▶ **Written request**: Retype only what runs from the first line of the listing to the line holding "318, 240, 151];", both included. Do not retype the pictures.

▶ **Data segment**:
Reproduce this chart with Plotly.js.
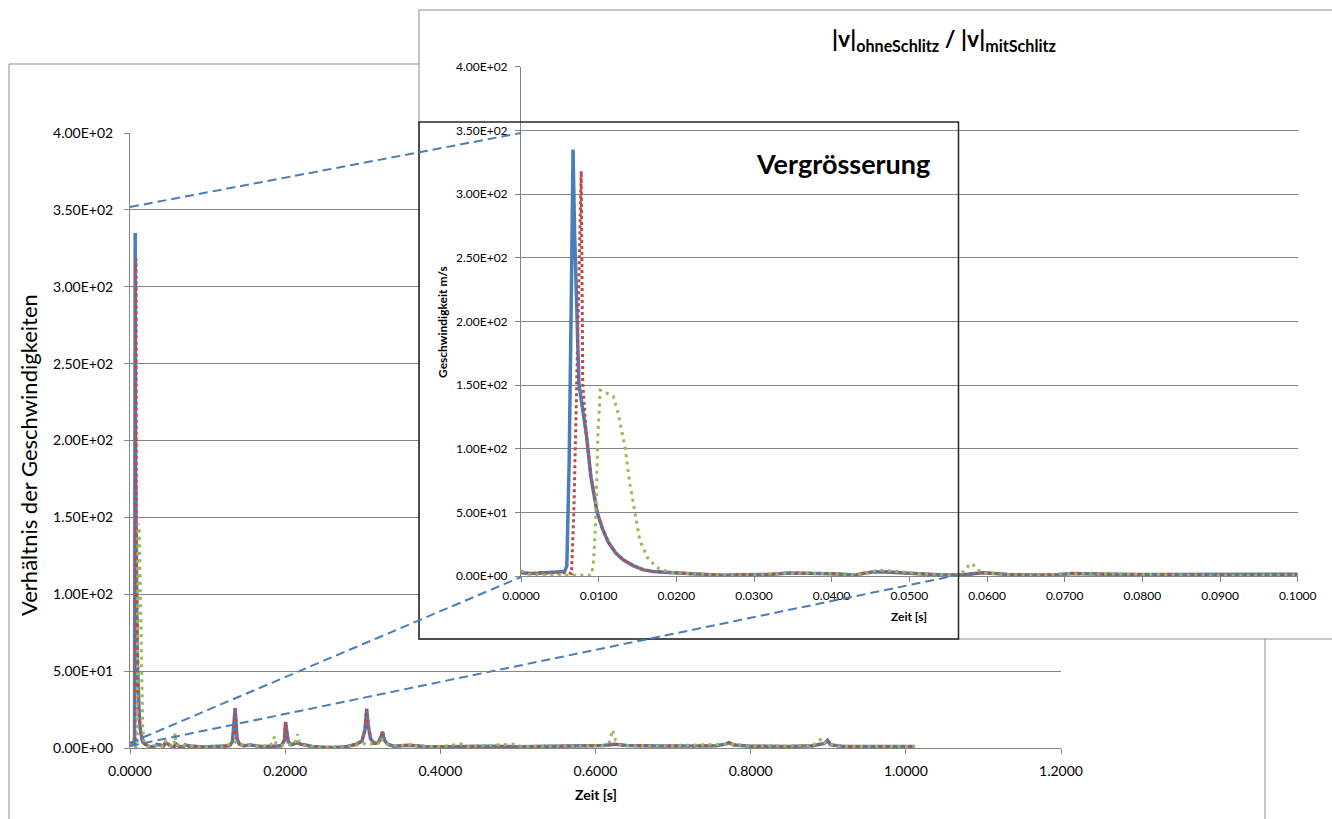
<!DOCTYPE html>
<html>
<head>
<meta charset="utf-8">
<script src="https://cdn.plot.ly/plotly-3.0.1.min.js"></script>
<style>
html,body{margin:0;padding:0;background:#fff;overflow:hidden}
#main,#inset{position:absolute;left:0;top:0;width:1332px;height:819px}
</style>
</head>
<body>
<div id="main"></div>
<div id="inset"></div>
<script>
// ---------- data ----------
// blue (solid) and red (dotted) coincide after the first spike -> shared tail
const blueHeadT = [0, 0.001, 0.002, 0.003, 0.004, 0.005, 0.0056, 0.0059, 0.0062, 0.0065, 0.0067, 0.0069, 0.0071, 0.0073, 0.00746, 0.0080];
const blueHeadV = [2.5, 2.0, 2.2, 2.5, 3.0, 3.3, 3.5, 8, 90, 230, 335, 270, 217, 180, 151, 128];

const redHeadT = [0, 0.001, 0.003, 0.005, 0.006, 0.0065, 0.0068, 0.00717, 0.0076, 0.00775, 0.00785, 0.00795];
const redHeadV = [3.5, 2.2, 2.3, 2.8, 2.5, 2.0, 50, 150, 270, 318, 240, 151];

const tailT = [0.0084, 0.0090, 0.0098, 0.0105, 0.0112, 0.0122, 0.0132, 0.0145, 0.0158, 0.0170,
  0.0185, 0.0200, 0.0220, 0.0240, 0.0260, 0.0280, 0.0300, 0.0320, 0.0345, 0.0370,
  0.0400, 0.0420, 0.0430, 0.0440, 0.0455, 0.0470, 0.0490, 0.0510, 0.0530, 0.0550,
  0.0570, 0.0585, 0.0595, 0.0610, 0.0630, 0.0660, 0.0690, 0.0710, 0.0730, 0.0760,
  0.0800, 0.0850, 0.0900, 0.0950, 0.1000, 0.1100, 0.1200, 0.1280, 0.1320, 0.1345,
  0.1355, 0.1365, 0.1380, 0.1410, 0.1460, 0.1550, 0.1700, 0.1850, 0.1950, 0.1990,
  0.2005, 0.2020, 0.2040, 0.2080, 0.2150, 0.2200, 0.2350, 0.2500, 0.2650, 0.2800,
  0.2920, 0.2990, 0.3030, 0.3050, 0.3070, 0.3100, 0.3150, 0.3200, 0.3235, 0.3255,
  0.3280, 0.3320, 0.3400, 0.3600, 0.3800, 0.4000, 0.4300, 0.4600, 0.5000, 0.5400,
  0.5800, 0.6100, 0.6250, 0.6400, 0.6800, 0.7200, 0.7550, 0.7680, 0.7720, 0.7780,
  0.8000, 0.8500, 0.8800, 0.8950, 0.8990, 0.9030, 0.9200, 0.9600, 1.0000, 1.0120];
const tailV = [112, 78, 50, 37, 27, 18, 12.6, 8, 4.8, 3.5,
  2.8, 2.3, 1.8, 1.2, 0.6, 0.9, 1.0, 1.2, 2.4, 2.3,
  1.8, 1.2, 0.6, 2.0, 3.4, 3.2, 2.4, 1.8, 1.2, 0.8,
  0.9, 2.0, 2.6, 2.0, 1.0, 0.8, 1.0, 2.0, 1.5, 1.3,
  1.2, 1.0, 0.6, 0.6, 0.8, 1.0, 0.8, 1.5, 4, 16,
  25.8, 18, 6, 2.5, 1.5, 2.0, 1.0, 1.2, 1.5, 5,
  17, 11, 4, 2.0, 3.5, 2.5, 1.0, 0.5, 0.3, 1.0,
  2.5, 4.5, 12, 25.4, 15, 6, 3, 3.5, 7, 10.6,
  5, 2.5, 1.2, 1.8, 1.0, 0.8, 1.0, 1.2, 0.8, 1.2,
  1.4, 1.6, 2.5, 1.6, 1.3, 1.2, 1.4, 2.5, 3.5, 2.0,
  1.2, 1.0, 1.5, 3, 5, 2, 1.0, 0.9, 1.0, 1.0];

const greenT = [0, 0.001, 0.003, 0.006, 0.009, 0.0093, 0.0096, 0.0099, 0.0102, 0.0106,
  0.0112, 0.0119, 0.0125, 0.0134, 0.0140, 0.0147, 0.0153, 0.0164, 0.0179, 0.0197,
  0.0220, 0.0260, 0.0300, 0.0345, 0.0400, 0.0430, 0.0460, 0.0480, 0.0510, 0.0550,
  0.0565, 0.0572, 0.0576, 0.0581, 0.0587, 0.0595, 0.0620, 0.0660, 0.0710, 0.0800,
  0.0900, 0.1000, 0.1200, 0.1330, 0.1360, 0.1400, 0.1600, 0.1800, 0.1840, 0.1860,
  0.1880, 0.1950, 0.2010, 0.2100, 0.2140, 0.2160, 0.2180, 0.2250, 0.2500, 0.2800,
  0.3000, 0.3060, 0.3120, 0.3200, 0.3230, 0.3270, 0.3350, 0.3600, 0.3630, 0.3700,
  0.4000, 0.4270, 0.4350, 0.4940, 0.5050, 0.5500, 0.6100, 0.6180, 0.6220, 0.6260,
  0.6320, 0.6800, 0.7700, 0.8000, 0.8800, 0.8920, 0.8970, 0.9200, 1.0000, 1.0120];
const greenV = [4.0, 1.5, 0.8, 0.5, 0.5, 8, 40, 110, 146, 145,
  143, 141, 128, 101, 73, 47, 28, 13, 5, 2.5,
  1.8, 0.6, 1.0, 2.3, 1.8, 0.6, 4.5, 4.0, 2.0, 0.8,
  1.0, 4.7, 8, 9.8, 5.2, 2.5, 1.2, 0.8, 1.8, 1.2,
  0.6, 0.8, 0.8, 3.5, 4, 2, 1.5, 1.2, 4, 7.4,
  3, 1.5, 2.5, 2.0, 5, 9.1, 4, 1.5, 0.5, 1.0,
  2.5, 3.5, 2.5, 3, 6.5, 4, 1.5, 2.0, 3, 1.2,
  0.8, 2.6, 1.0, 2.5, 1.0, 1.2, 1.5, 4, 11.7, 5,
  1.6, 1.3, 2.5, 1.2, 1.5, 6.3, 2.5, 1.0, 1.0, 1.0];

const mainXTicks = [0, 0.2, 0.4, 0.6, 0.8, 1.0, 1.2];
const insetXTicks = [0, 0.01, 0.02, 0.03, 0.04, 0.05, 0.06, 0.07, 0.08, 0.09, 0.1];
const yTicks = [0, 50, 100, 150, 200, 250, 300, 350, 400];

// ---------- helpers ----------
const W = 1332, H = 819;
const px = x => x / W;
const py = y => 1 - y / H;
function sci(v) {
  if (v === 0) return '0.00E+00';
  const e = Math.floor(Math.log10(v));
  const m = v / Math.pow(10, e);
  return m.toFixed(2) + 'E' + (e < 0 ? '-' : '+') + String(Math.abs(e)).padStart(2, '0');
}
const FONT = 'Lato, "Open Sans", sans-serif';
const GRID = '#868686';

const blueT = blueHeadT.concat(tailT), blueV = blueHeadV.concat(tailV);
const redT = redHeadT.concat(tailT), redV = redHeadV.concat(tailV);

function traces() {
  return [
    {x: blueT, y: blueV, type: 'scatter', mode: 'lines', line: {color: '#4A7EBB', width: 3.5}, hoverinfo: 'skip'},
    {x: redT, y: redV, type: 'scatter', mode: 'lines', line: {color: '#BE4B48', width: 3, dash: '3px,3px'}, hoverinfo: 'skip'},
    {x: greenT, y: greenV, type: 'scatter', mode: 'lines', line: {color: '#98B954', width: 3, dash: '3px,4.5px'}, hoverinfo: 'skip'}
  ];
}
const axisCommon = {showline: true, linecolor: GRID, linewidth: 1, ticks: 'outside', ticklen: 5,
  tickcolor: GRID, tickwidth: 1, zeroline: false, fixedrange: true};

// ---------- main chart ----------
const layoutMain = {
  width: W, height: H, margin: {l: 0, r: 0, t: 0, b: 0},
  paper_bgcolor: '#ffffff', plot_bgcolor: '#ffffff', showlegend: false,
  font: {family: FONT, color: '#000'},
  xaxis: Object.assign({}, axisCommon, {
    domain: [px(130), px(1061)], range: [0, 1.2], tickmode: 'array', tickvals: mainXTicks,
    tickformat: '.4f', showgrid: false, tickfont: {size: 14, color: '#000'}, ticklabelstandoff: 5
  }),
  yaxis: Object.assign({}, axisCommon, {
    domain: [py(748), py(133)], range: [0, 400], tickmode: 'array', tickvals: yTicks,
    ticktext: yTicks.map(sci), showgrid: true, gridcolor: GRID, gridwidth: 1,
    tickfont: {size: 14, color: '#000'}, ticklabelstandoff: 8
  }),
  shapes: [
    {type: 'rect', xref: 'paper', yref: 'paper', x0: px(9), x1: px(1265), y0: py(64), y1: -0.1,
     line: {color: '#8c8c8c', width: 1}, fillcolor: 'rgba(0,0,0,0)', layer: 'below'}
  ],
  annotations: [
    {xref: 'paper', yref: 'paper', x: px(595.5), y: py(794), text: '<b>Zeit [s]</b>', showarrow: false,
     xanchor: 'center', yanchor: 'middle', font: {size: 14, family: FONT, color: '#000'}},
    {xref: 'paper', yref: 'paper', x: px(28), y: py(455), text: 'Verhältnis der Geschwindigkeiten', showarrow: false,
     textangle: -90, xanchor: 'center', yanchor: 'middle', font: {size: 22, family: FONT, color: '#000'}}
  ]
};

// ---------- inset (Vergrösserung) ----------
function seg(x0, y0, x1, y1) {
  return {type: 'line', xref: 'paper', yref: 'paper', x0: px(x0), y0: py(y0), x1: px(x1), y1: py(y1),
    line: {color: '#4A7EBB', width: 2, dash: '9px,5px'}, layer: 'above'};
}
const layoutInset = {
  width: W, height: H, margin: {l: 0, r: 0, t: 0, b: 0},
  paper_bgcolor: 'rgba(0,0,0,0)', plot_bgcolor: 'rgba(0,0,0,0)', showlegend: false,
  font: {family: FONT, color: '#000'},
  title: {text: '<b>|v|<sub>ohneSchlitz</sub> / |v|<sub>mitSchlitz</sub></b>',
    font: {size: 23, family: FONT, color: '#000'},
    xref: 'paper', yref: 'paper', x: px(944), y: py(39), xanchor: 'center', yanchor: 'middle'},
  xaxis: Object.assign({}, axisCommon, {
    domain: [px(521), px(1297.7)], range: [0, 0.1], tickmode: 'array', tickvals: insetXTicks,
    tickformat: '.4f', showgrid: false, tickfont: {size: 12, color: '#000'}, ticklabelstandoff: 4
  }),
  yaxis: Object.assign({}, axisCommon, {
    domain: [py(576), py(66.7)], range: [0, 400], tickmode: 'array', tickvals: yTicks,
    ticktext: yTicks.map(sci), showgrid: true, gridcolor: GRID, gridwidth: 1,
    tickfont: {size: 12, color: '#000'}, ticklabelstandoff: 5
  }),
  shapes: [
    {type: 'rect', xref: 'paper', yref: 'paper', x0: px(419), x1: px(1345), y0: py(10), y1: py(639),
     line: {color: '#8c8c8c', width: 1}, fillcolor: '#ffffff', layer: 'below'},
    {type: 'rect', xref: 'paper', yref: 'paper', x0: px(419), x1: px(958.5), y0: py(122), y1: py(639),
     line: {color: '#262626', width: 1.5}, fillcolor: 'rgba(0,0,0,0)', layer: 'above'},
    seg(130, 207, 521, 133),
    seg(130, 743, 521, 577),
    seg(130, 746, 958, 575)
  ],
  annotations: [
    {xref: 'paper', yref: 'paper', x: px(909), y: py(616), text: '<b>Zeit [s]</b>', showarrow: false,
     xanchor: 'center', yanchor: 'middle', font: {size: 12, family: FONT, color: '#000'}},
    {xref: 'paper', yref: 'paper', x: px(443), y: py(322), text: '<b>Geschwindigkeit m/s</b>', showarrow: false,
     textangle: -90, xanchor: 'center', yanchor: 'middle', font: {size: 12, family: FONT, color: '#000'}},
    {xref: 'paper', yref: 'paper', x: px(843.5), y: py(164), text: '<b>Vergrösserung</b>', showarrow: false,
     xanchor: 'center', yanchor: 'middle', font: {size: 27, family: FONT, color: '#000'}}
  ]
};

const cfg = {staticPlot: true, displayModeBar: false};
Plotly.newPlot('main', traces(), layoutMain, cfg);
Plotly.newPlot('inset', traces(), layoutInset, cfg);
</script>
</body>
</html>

▶ **Exercise output**:
Reproduce this chart with Plotly.js.
<!DOCTYPE html>
<html>
<head>
<meta charset="utf-8">
<script src="https://cdn.plot.ly/plotly-3.0.1.min.js"></script>
<style>
html,body{margin:0;padding:0;background:#fff;overflow:hidden}
#main,#inset{position:absolute;left:0;top:0;width:1332px;height:819px}
</style>
</head>
<body>
<div id="main"></div>
<div id="inset"></div>
<script>
// ---------- data ----------
// blue (solid) and red (dotted) coincide after the first spike -> shared tail
const blueHeadT = [0, 0.001, 0.002, 0.003, 0.004, 0.005, 0.0056, 0.0059, 0.0062, 0.0065, 0.0067, 0.0069, 0.0071, 0.0073, 0.00746, 0.0080];
const blueHeadV = [2.5, 2.0, 2.2, 2.5, 3.0, 3.3, 3.5, 8, 90, 230, 335, 270, 217, 180, 151, 128];

const redHeadT = [0, 0.001, 0.003, 0.005, 0.006, 0.0065, 0.0068, 0.00717, 0.0076, 0.00775, 0.00785, 0.00795];
const redHeadV = [3.5, 2.2, 2.3, 2.8, 2.5, 2.0, 50, 150, 270, 318, 240, 151];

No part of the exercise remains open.